A phrase vector (dense vector) is generated using the hidden state vectors at the start and end tokens of the answer span.

Coherency vector
- Indicates whether a phrase is a valid constituent of a sentence.
- Used to filter out phrases that don’t form proper units.
- Computed from the start and end vectors.
 Question embedding
- Generated from the CLS token.
- Same as standard document embedding.
Sparse representation
 Uses contextualized embeddings to build sparse vectors from the most relevant n-grams.
- Measure similarity with surrounding words of the target phrase.
- Insert the similarity scores into the sparse vector corresponding to each word.
- Similar to TF-IDF. The difference is that weights change dynamically per phrase and sentence.
- Unigram and bigram can also be used to capture overlapping information.
Scalability Challenge
Using Wikipedia data typically means dealing with around 60 billion phrases. Indexing and searching at this scale requires scalability considerations.
- Storage: pointer, filter, scalar quantization, etc. can reduce 240TB down to 1.4TB.
- Search: uses FAISS.
- FAISS can only search dense vectors, not sparse ones.
- Since phrase ODQA combines dense and sparse vectors, dense vectors are searched first.
- Sparse vector scores are then used to rerank the FAISS results.
Results & Analysis
 On SQuAD, there was a 3.6% performance improvement over DrQA (Retriever-Reader), and inference speed was 68x faster.  Faster than other Retriever-Reader approaches.
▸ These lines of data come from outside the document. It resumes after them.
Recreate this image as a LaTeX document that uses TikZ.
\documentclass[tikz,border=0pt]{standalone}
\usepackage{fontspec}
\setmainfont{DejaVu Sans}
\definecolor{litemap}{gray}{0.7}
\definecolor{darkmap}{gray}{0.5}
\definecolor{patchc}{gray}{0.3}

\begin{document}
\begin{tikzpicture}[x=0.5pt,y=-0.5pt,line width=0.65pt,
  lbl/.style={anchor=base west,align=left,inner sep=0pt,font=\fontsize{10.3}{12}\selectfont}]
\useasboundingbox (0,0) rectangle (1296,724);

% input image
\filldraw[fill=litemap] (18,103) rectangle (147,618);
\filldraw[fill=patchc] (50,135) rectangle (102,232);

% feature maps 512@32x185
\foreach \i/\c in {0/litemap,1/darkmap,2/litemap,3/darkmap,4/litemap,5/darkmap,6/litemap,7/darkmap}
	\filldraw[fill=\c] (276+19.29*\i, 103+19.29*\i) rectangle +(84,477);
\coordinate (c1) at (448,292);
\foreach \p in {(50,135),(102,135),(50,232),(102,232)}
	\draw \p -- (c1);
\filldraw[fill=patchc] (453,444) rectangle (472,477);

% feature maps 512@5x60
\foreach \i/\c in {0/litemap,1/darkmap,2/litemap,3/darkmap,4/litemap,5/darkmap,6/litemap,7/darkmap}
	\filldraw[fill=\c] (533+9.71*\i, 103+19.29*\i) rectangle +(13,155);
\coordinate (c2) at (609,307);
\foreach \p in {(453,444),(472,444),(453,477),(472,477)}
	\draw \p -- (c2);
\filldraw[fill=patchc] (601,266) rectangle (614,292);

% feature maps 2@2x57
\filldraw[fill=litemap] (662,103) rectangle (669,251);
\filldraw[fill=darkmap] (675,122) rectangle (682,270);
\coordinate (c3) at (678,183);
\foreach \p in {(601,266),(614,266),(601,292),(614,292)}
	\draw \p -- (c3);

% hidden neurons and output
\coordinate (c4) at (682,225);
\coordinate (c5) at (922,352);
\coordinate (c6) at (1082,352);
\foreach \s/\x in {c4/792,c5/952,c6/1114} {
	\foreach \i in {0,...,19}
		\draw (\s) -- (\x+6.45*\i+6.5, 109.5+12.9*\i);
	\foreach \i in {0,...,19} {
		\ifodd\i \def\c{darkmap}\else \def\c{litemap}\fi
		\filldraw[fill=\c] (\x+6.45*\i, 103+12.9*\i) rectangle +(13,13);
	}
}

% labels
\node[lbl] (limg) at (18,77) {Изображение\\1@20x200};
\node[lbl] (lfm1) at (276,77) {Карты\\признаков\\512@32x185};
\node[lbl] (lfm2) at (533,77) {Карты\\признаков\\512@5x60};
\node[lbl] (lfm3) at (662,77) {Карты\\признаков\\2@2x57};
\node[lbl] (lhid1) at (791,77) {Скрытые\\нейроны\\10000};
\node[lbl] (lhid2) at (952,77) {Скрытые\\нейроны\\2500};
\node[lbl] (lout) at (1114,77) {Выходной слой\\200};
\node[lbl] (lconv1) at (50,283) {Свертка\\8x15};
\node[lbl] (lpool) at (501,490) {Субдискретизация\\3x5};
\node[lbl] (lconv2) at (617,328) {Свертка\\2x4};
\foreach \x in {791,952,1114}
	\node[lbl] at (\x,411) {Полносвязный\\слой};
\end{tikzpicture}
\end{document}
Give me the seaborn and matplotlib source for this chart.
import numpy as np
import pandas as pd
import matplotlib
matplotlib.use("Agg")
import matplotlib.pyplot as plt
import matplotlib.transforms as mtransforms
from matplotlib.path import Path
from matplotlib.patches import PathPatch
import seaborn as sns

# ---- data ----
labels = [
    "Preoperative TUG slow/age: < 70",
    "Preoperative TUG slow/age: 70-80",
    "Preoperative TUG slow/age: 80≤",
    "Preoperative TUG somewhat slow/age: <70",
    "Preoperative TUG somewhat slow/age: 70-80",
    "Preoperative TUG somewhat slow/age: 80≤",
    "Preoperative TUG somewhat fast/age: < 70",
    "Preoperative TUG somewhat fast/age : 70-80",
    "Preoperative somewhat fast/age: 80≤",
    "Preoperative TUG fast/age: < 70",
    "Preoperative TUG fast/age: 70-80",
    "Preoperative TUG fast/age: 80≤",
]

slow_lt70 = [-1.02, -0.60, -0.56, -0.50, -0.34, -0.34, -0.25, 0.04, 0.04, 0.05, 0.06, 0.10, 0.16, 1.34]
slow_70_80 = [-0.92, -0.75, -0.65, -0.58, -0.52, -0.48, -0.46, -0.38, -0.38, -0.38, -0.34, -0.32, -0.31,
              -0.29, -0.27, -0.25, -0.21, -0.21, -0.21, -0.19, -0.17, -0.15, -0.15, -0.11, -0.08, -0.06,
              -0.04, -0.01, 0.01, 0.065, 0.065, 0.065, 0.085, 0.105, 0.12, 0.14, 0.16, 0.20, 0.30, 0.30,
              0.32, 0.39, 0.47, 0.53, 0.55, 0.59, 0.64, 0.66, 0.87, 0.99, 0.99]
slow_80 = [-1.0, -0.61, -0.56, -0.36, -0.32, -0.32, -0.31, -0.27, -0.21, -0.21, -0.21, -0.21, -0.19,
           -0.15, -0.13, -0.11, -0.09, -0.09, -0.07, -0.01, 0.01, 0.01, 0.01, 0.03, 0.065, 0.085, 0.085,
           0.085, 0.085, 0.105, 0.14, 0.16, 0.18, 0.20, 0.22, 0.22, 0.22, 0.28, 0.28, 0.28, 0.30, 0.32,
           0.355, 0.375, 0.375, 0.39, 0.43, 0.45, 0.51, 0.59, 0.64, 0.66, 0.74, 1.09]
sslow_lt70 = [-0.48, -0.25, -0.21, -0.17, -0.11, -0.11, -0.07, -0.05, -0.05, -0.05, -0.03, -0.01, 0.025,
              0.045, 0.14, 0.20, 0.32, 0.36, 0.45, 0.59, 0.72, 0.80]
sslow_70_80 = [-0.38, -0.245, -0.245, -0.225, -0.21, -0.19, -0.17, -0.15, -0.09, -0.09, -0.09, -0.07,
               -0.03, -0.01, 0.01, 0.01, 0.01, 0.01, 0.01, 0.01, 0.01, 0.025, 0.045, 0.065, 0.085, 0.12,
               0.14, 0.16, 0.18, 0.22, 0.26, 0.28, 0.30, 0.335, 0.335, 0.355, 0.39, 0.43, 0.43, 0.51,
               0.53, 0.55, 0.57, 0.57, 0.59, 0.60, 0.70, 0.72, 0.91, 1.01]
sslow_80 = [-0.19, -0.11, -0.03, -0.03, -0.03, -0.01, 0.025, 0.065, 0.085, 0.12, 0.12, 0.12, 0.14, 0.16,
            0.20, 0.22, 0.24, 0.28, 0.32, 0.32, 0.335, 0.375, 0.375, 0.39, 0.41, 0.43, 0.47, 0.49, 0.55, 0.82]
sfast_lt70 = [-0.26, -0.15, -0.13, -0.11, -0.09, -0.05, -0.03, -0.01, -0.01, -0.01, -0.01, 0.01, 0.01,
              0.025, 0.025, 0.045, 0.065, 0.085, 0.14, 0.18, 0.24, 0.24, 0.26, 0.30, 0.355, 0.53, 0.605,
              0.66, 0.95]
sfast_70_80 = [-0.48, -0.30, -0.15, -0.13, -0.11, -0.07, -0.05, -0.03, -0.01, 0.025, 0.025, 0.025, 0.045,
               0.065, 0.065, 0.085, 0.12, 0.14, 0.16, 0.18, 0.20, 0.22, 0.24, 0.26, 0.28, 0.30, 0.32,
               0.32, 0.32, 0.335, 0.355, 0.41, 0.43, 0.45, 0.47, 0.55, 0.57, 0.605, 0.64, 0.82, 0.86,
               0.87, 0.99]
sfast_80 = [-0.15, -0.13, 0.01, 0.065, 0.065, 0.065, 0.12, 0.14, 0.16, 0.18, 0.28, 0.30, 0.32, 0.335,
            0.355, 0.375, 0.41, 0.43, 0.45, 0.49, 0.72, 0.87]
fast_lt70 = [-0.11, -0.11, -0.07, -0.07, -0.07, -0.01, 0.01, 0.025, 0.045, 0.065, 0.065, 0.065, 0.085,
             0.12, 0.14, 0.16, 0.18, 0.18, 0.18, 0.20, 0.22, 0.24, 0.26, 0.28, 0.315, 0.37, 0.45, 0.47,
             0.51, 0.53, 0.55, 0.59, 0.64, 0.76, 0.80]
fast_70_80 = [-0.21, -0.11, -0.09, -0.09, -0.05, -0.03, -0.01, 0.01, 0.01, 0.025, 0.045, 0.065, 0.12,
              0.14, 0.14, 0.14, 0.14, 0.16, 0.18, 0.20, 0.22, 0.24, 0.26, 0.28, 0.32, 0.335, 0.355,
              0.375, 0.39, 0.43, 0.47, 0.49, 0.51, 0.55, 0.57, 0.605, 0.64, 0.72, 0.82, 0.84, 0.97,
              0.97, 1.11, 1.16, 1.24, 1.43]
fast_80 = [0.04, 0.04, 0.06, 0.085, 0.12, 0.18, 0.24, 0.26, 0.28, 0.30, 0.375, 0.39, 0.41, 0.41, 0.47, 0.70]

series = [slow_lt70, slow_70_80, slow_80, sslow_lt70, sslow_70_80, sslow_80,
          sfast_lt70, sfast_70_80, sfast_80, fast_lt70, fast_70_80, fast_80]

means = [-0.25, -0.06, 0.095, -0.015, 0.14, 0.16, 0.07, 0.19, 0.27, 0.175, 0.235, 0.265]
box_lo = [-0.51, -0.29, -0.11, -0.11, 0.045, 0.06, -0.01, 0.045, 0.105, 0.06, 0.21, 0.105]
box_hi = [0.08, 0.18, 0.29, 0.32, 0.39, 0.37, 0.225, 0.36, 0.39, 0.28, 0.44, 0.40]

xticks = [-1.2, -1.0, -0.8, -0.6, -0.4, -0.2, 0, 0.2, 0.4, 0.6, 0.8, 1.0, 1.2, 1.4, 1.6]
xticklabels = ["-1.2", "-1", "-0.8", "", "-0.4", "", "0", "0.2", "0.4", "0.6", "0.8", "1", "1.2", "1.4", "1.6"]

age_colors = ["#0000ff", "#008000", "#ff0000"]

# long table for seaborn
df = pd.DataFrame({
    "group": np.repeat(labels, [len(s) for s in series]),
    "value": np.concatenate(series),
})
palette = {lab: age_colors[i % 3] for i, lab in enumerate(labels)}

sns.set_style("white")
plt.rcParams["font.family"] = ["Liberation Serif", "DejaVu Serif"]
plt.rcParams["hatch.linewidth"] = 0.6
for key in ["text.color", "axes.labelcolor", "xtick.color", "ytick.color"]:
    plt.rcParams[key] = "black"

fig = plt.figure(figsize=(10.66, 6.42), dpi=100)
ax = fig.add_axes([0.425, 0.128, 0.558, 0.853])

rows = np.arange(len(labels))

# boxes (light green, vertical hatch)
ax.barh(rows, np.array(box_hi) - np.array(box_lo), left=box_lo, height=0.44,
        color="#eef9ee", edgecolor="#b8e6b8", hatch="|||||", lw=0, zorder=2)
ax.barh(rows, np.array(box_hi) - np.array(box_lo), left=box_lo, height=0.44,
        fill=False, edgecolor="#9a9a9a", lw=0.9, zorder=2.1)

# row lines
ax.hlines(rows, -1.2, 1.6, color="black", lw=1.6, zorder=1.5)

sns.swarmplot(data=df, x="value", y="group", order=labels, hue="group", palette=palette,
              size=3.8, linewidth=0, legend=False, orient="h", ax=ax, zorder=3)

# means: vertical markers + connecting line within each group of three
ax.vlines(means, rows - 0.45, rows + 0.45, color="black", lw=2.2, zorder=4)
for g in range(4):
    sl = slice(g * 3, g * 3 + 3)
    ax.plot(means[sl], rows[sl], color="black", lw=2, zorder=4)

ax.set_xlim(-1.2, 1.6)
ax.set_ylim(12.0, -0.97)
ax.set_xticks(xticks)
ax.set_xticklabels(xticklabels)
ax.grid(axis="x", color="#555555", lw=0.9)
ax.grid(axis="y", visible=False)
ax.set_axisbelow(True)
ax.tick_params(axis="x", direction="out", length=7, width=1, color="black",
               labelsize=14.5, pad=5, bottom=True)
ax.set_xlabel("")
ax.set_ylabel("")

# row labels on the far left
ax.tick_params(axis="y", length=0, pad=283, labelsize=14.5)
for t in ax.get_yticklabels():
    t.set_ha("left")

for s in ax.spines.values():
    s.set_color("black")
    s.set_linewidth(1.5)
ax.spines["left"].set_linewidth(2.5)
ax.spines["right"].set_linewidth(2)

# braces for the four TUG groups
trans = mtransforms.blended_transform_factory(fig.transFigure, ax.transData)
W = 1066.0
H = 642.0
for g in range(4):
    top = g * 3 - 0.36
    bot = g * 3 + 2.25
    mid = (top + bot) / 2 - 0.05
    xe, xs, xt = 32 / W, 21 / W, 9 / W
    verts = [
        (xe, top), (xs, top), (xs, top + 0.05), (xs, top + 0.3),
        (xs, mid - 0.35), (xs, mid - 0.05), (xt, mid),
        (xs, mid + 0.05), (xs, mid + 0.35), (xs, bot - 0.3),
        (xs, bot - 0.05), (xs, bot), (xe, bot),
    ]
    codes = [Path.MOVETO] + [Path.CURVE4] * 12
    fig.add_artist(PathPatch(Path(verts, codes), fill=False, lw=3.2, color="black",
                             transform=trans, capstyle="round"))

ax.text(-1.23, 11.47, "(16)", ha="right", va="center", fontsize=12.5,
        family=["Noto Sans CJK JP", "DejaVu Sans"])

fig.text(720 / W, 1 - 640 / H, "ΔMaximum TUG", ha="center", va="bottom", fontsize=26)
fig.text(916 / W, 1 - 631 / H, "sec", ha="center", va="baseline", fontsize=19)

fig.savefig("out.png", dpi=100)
It also relies on CPU computation, so there’s a side benefit of not needing GPU.
Limitation

- Requires a lot of RAM.
- Performance is lower than state-of-the-art Retriever-Reader models.
- Lower performance on Natural Questions.
- Caused by the decomposability gap (decomposing F into G and H).
Decomposability gap
 Approximating F through G and H is inherently error-prone. F represents a very complex Retrieval-Reader, so the approximation via G and H inevitably falls short.